If I remember correctly, ray tracing seems to be the "real" way to do realistic lighting, though I've never seen it do and soft edge stuff. It's just a different way to calculate lighting. I think at the moment, it's much too slow for any realtime application.

I read somewhere a couple of months ago that it took like 20 fast computers "supercomputered" together to run a raytraced version of Quake3 at like 20 fps.

Posted

from what ive read, raytracing calculates every light photon or something. so basically its a more realistic form of lighting thats only used for rendering(usually) and you can use it to determine how the light will bend through an object, like if you wanted to make a glass kind of thing, the light would bend through it and make it distort things as you look through it.

Posted

Yep, in short ray tracing is a highly accurate and realistic but also very slow way of rendering lighting. Compared to the usual vertex or lightmap lighting ray tracing works very similar to the real world.

Posted

Judging from the lips it's CG.

Anyway, i give a fuck. I think that with raytracing we can make prettier and more realistic things in the end. Right now you might not see the difference but that doesn't mean it's something crappy or something that doesn't have any meaning at all.

Posted

I looked at the quake 3 screens... i cannot tell a difference.
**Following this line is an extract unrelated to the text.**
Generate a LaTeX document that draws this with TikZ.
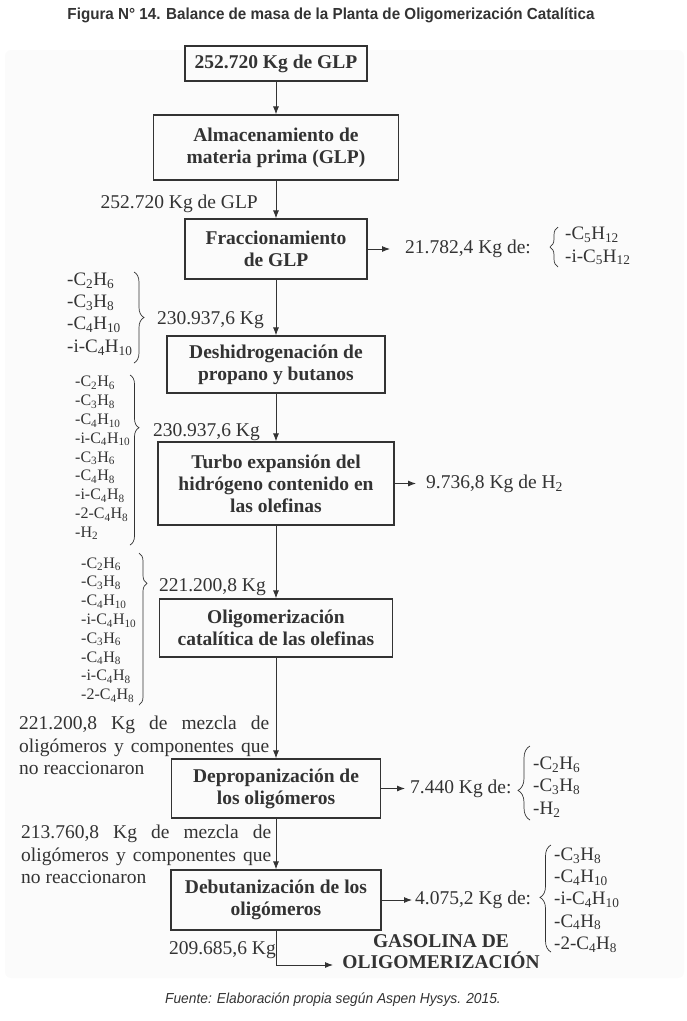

Apparently none of you looked at the vid i posted, Or maybe its me that dont rember that Q3 have Doom3 lightning and Unreal 3 light patterns on the wall

  • 4 months later...
Posted
that looks relaly fucking good...is it photoshoped?
If I remember correctly, yes, but only because it was/is a multi-pass image. Refelections are rendered, then added on to a color render, then onto a shadow image, etc.